-- start of Data section --
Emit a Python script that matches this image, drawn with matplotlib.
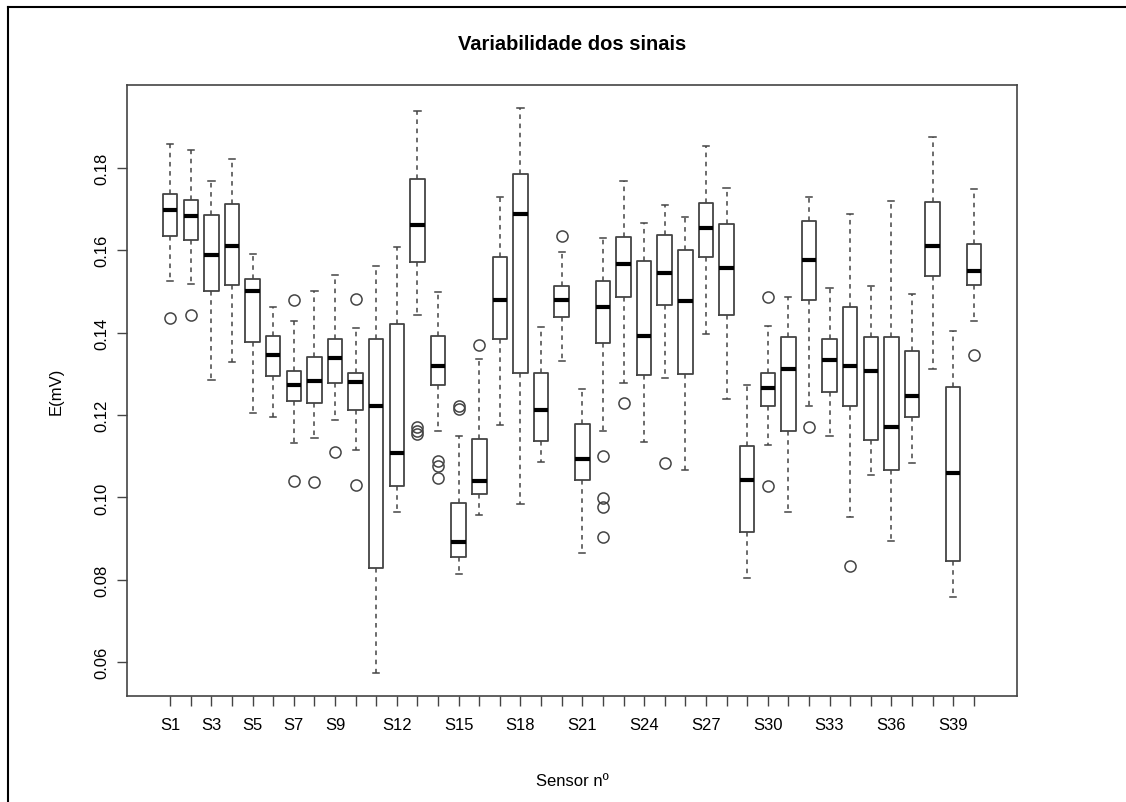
import matplotlib
matplotlib.use("Agg")
import matplotlib.pyplot as plt
from matplotlib.lines import Line2D

plt.rcParams['font.family'] = ['Liberation Sans', 'DejaVu Sans']

sensors = ["S%d" % i for i in range(1, 41)]
shown_labels = ["S1", "S3", "S5", "S7", "S9", "S12", "S15", "S18", "S21",
                "S24", "S27", "S30", "S33", "S36", "S39"]

# whisker low, q1, median, q3, whisker high (mV)
whis_lo = [0.1525, 0.1518, 0.1286, 0.1328, 0.1206, 0.1194, 0.1133, 0.1145, 0.1187, 0.1116,
           0.0573, 0.0965, 0.1442, 0.1160, 0.0815, 0.0958, 0.1175, 0.0985, 0.1087, 0.1330,
           0.0865, 0.1160, 0.1277, 0.1135, 0.1289, 0.1067, 0.1396, 0.1240, 0.0804, 0.1128,
           0.0965, 0.1221, 0.1148, 0.0953, 0.1055, 0.0895, 0.1084, 0.1311, 0.0758, 0.1428]
q1 = [0.1634, 0.1625, 0.1501, 0.1515, 0.1376, 0.1294, 0.1233, 0.1230, 0.1277, 0.1211,
      0.0829, 0.1028, 0.1571, 0.1274, 0.0856, 0.1009, 0.1384, 0.1303, 0.1138, 0.1437,
      0.1043, 0.1374, 0.1487, 0.1296, 0.1467, 0.1299, 0.1583, 0.1442, 0.0916, 0.1223,
      0.1160, 0.1479, 0.1257, 0.1221, 0.1140, 0.1067, 0.1196, 0.1537, 0.0846, 0.1515]
medians = [0.1698, 0.1683, 0.1588, 0.1610, 0.1501, 0.1345, 0.1272, 0.1282, 0.1338, 0.1279,
           0.1221, 0.1109, 0.1661, 0.1320, 0.0892, 0.1041, 0.1479, 0.1688, 0.1213, 0.1479,
           0.1094, 0.1462, 0.1566, 0.1391, 0.1544, 0.1476, 0.1654, 0.1557, 0.1043, 0.1265,
           0.1311, 0.1576, 0.1333, 0.1318, 0.1306, 0.1172, 0.1247, 0.1610, 0.1060, 0.1549]
q3 = [0.1737, 0.1722, 0.1686, 0.1712, 0.1530, 0.1391, 0.1308, 0.1342, 0.1384, 0.1303,
      0.1384, 0.1420, 0.1773, 0.1391, 0.0987, 0.1143, 0.1583, 0.1785, 0.1301, 0.1513,
      0.1177, 0.1525, 0.1632, 0.1574, 0.1637, 0.1600, 0.1715, 0.1664, 0.1126, 0.1303,
      0.1389, 0.1671, 0.1384, 0.1462, 0.1389, 0.1389, 0.1355, 0.1717, 0.1269, 0.1615]
whis_hi = [0.1858, 0.1844, 0.1768, 0.1822, 0.1591, 0.1462, 0.1428, 0.1501, 0.1540, 0.1411,
           0.1561, 0.1608, 0.1939, 0.1498, 0.1148, 0.1335, 0.1729, 0.1946, 0.1413, 0.1596,
           0.1262, 0.1630, 0.1768, 0.1666, 0.1710, 0.1681, 0.1854, 0.1751, 0.1272, 0.1415,
           0.1486, 0.1729, 0.1508, 0.1688, 0.1513, 0.1720, 0.1493, 0.1875, 0.1403, 0.1749]
outliers = [[0.1435], [0.1442], [], [], [], [], [0.1479, 0.1041], [0.1038], [0.1111], [0.1481, 0.1031],
            [], [], [0.1172, 0.1162, 0.1155], [0.1089, 0.1077, 0.1048], [0.1222, 0.1215], [0.1369], [], [], [], [0.1635],
            [], [0.1101, 0.0999, 0.0977, 0.0904], [0.1230], [], [0.1084], [], [], [], [], [0.1486, 0.1028],
            [], [0.1172], [], [0.0834], [], [], [], [], [], [0.1345]]

stats = []
for i in range(len(sensors)):
    stats.append({"label": sensors[i], "whislo": whis_lo[i], "q1": q1[i], "med": medians[i],
                  "q3": q3[i], "whishi": whis_hi[i], "fliers": outliers[i]})

fig = plt.figure(figsize=(11.26, 8.03), dpi=100)
ax = fig.add_axes([127 / 1126, 1 - 697 / 803, (1017 - 127) / 1126, (697 - 86) / 803])

line_col = "#444444"
ax.bxp(stats, positions=range(1, 41), widths=0.7, capwidths=0.3,
       boxprops=dict(color=line_col, linewidth=1.3),
       medianprops=dict(color="black", linewidth=3, solid_capstyle="butt"),
       whiskerprops=dict(color=line_col, linewidth=1.1, linestyle=(0, (3, 3))),
       capprops=dict(color=line_col, linewidth=1.1),
       flierprops=dict(marker="o", markerfacecolor="none", markeredgecolor=line_col,
                       markersize=8, markeredgewidth=1.1))

# R-style axis ranges: 4% padding
all_vals = whis_lo + whis_hi + [v for o in outliers for v in o]
lo, hi = min(all_vals), max(all_vals)
pad = 0.04 * (hi - lo)
ax.set_ylim(lo - pad, hi + pad)
ax.set_xlim(0.5 - 0.04 * 40, 40.5 + 0.04 * 40)

ax.set_yticks([0.06, 0.08, 0.10, 0.12, 0.14, 0.16, 0.18])
ax.set_yticklabels(["0.06", "0.08", "0.10", "0.12", "0.14", "0.16", "0.18"],
                   rotation=90, va="center", fontsize=12)
ax.set_xticks(range(1, 41))
ax.set_xticklabels([s if s in shown_labels else "" for s in sensors], fontsize=12)
ax.tick_params(axis="both", direction="out", length=7, width=1, color=line_col, pad=6)
ax.tick_params(axis="x", pad=8)
for sp in ax.spines.values():
    sp.set_color(line_col)
    sp.set_linewidth(1.2)

ax.set_title("Variabilidade dos sinais", fontsize=14.5, fontweight="bold", pad=26)
ax.set_xlabel("Sensor nº", fontsize=12, labelpad=30)
ax.set_ylabel("E(mV)", fontsize=12, labelpad=22)

# outer frame of the original image
fig.add_artist(Line2D([8 / 1126, 1], [1 - 8 / 803, 1 - 8 / 803], color="black", linewidth=1.5,
                      transform=fig.transFigure))
fig.add_artist(Line2D([8 / 1126, 8 / 1126], [0, 1 - 8 / 803], color="black", linewidth=1.5,
                      transform=fig.transFigure))

fig.savefig("out.png", dpi=100)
-- end of Data section --
Work required
Show, from the listing above, each line that contains the word "matplotlib".

Output of the exercise
Emit a Python script that matches this image, drawn with matplotlib.
import matplotlib
matplotlib.use("Agg")
import matplotlib.pyplot as plt
from matplotlib.lines import Line2D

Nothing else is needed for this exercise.